-- START --

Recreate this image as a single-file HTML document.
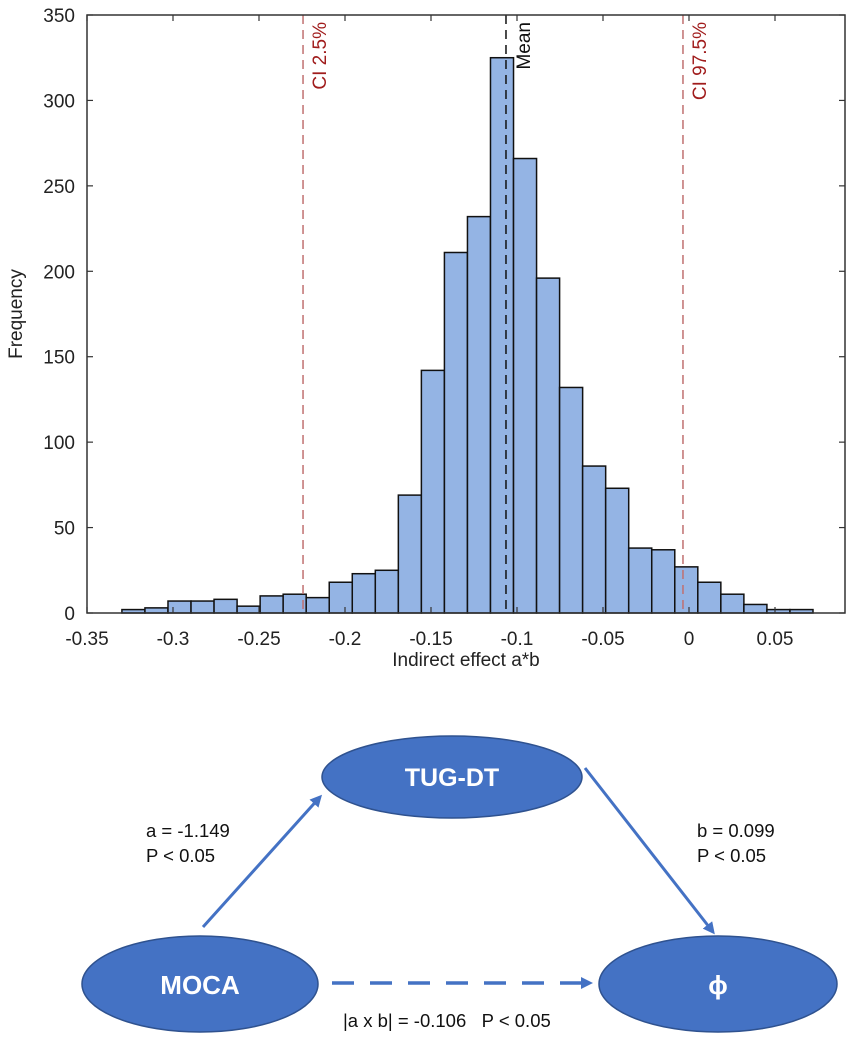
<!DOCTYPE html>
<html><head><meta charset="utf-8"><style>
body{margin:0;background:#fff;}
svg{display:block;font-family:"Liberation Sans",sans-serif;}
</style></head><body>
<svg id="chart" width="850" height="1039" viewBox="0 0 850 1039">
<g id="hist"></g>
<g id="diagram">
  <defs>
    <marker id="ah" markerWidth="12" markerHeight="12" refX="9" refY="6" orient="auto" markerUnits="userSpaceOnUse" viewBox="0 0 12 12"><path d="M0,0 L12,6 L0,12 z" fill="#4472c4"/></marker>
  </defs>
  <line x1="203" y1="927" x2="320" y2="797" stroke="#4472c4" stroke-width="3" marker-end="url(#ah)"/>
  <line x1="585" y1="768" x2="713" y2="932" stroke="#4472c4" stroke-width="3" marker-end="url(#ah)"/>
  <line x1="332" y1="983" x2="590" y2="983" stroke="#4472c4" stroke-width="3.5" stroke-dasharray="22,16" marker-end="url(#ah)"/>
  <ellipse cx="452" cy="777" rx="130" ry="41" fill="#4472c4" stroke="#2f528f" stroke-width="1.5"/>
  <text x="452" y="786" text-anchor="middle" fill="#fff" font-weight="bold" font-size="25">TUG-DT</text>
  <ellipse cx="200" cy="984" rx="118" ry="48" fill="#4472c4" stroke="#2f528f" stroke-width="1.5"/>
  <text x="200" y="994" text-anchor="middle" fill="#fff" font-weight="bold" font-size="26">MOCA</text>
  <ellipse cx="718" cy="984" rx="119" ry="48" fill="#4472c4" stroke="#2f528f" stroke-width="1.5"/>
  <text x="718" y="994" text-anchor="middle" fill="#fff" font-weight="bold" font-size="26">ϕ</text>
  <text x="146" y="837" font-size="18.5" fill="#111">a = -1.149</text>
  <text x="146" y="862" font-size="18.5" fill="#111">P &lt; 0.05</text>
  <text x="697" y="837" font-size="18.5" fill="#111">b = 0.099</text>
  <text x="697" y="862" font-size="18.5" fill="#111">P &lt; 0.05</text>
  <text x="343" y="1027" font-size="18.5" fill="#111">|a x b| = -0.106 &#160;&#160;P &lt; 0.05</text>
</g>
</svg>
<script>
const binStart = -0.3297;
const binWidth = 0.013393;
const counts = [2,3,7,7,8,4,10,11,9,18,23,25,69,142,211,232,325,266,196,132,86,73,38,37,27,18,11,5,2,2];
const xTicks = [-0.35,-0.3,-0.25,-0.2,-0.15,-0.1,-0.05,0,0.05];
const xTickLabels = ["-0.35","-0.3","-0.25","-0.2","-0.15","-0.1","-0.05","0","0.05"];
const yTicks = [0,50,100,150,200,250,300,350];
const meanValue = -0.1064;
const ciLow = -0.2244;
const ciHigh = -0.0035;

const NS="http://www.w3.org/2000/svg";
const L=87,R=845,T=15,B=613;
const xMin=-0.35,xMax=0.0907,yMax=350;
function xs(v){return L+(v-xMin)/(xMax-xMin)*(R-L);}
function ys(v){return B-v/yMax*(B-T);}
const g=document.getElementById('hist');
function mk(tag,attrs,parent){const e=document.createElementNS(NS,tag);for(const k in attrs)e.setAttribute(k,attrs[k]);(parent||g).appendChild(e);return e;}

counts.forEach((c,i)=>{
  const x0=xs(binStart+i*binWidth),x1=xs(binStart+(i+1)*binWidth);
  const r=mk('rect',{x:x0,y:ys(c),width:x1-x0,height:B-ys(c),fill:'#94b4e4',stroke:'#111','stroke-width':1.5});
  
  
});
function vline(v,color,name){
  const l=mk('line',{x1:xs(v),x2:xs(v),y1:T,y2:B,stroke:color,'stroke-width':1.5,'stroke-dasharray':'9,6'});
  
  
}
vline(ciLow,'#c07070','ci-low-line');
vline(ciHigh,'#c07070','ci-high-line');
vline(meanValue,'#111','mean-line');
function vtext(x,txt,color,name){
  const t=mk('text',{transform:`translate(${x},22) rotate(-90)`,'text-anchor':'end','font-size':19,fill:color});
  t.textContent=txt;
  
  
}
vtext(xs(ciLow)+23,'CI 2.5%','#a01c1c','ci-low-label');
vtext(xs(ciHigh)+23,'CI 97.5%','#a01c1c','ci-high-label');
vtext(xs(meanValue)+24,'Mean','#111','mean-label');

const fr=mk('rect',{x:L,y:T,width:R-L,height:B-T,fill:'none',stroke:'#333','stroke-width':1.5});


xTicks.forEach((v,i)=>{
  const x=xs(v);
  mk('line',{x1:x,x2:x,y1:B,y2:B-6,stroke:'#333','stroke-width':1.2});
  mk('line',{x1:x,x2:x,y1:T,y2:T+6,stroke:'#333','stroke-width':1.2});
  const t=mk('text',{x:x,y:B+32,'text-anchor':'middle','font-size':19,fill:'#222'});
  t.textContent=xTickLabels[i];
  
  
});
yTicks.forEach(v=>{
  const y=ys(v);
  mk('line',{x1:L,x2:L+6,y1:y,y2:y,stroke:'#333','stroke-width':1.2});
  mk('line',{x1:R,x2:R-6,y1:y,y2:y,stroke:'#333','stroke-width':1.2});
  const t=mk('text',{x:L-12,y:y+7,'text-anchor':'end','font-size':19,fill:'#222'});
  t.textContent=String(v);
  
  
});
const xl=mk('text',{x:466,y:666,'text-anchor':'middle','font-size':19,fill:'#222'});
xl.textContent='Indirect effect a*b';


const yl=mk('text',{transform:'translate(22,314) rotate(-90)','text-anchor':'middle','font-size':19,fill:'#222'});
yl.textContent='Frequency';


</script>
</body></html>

-- END --

## Set problem
Restate the data above word for word. Skip every picture.

## Task solution
Recreate this image as a single-file HTML document.
<!DOCTYPE html>
<html><head><meta charset="utf-8"><style>
body{margin:0;background:#fff;}
svg{display:block;font-family:"Liberation Sans",sans-serif;}
</style></head><body>
<svg id="chart" width="850" height="1039" viewBox="0 0 850 1039">
<g id="hist"></g>
<g id="diagram">
  <defs>
    <marker id="ah" markerWidth="12" markerHeight="12" refX="9" refY="6" orient="auto" markerUnits="userSpaceOnUse" viewBox="0 0 12 12"><path d="M0,0 L12,6 L0,12 z" fill="#4472c4"/></marker>
  </defs>
  <line x1="203" y1="927" x2="320" y2="797" stroke="#4472c4" stroke-width="3" marker-end="url(#ah)"/>
  <line x1="585" y1="768" x2="713" y2="932" stroke="#4472c4" stroke-width="3" marker-end="url(#ah)"/>
  <line x1="332" y1="983" x2="590" y2="983" stroke="#4472c4" stroke-width="3.5" stroke-dasharray="22,16" marker-end="url(#ah)"/>
  <ellipse cx="452" cy="777" rx="130" ry="41" fill="#4472c4" stroke="#2f528f" stroke-width="1.5"/>
  <text x="452" y="786" text-anchor="middle" fill="#fff" font-weight="bold" font-size="25">TUG-DT</text>
  <ellipse cx="200" cy="984" rx="118" ry="48" fill="#4472c4" stroke="#2f528f" stroke-width="1.5"/>
  <text x="200" y="994" text-anchor="middle" fill="#fff" font-weight="bold" font-size="26">MOCA</text>
  <ellipse cx="718" cy="984" rx="119" ry="48" fill="#4472c4" stroke="#2f528f" stroke-width="1.5"/>
  <text x="718" y="994" text-anchor="middle" fill="#fff" font-weight="bold" font-size="26">ϕ</text>
  <text x="146" y="837" font-size="18.5" fill="#111">a = -1.149</text>
  <text x="146" y="862" font-size="18.5" fill="#111">P &lt; 0.05</text>
  <text x="697" y="837" font-size="18.5" fill="#111">b = 0.099</text>
  <text x="697" y="862" font-size="18.5" fill="#111">P &lt; 0.05</text>
  <text x="343" y="1027" font-size="18.5" fill="#111">|a x b| = -0.106 &#160;&#160;P &lt; 0.05</text>
</g>
</svg>
<script>
const binStart = -0.3297;
const binWidth = 0.013393;
const counts = [2,3,7,7,8,4,10,11,9,18,23,25,69,142,211,232,325,266,196,132,86,73,38,37,27,18,11,5,2,2];
const xTicks = [-0.35,-0.3,-0.25,-0.2,-0.15,-0.1,-0.05,0,0.05];
const xTickLabels = ["-0.35","-0.3","-0.25","-0.2","-0.15","-0.1","-0.05","0","0.05"];
const yTicks = [0,50,100,150,200,250,300,350];
const meanValue = -0.1064;
const ciLow = -0.2244;
const ciHigh = -0.0035;

const NS="http://www.w3.org/2000/svg";
const L=87,R=845,T=15,B=613;
const xMin=-0.35,xMax=0.0907,yMax=350;
function xs(v){return L+(v-xMin)/(xMax-xMin)*(R-L);}
function ys(v){return B-v/yMax*(B-T);}
const g=document.getElementById('hist');
function mk(tag,attrs,parent){const e=document.createElementNS(NS,tag);for(const k in attrs)e.setAttribute(k,attrs[k]);(parent||g).appendChild(e);return e;}

counts.forEach((c,i)=>{
  const x0=xs(binStart+i*binWidth),x1=xs(binStart+(i+1)*binWidth);
  const r=mk('rect',{x:x0,y:ys(c),width:x1-x0,height:B-ys(c),fill:'#94b4e4',stroke:'#111','stroke-width':1.5});
  
  
});
function vline(v,color,name){
  const l=mk('line',{x1:xs(v),x2:xs(v),y1:T,y2:B,stroke:color,'stroke-width':1.5,'stroke-dasharray':'9,6'});
  
  
}
vline(ciLow,'#c07070','ci-low-line');
vline(ciHigh,'#c07070','ci-high-line');
vline(meanValue,'#111','mean-line');
function vtext(x,txt,color,name){
  const t=mk('text',{transform:`translate(${x},22) rotate(-90)`,'text-anchor':'end','font-size':19,fill:color});
  t.textContent=txt;
  
  
}
vtext(xs(ciLow)+23,'CI 2.5%','#a01c1c','ci-low-label');
vtext(xs(ciHigh)+23,'CI 97.5%','#a01c1c','ci-high-label');
vtext(xs(meanValue)+24,'Mean','#111','mean-label');

const fr=mk('rect',{x:L,y:T,width:R-L,height:B-T,fill:'none',stroke:'#333','stroke-width':1.5});


xTicks.forEach((v,i)=>{
  const x=xs(v);
  mk('line',{x1:x,x2:x,y1:B,y2:B-6,stroke:'#333','stroke-width':1.2});
  mk('line',{x1:x,x2:x,y1:T,y2:T+6,stroke:'#333','stroke-width':1.2});
  const t=mk('text',{x:x,y:B+32,'text-anchor':'middle','font-size':19,fill:'#222'});
  t.textContent=xTickLabels[i];
  
  
});
yTicks.forEach(v=>{
  const y=ys(v);
  mk('line',{x1:L,x2:L+6,y1:y,y2:y,stroke:'#333','stroke-width':1.2});
  mk('line',{x1:R,x2:R-6,y1:y,y2:y,stroke:'#333','stroke-width':1.2});
  const t=mk('text',{x:L-12,y:y+7,'text-anchor':'end','font-size':19,fill:'#222'});
  t.textContent=String(v);
  
  
});
const xl=mk('text',{x:466,y:666,'text-anchor':'middle','font-size':19,fill:'#222'});
xl.textContent='Indirect effect a*b';


const yl=mk('text',{transform:'translate(22,314) rotate(-90)','text-anchor':'middle','font-size':19,fill:'#222'});
yl.textContent='Frequency';


</script>
</body></html>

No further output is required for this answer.